An Efficient Representation of Higher Dimensional Arrays and its Evaluation

Abstract

Scientilic and engineering computing requires storing and operating on flooded amount of data having very high number of dimensions. Traditional multidimensional array is widely popular for implementing higher dimensional data but its performance diminishes with increased number of dimensions. On the other side, traditional row-column view of two-dimensional data is facile for implementation, imagination and visualization. This thesis represents a scheme for higher dimensional array implementation and operation with row-column abstraction which can fit an n-dimensional array into a single 2-dimensional array. A mathematical function fits odd dimensions along row-direction and even dimensions along column direction which gives lower index computation cost, higher data locality and better sequential access of memory. Performance of the proposed matricization is measured with matrix-matrix addition/subtraction and multiplication operation which give 70% and 72% improvement respectively for dense data.

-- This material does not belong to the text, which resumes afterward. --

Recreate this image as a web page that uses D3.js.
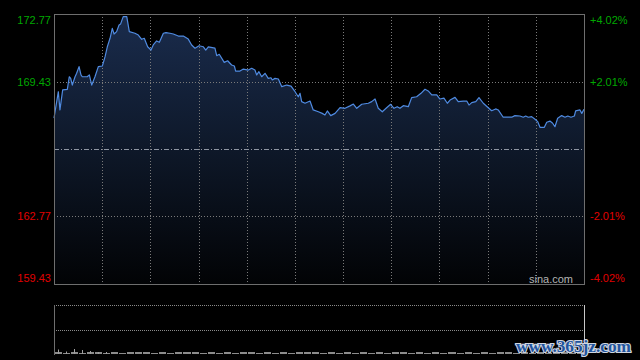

But most real world data is sparse and degree of data sparsity increases with increased number of dimensions. A loop transformation technique which access odd dimensions fast and then even dimensions is proposed to store any dimensional sparse arrays. In traditional scheme, n numbers of one-dimensional auxiliary arrays are necessary to store n-dimensional array but our scheme requires two one-dimensional auxiliary arrays only which gives 16 times space improvement for 32-dimensional sparse data. Traditionally, the compression ratio is inversely proportional to the number of dimensions but it is independent of number of dimensions in our scheme. The operation on stored sparse data is measured with matrix-matrix addition/subtraction and multiplication which show up to 70% improvement.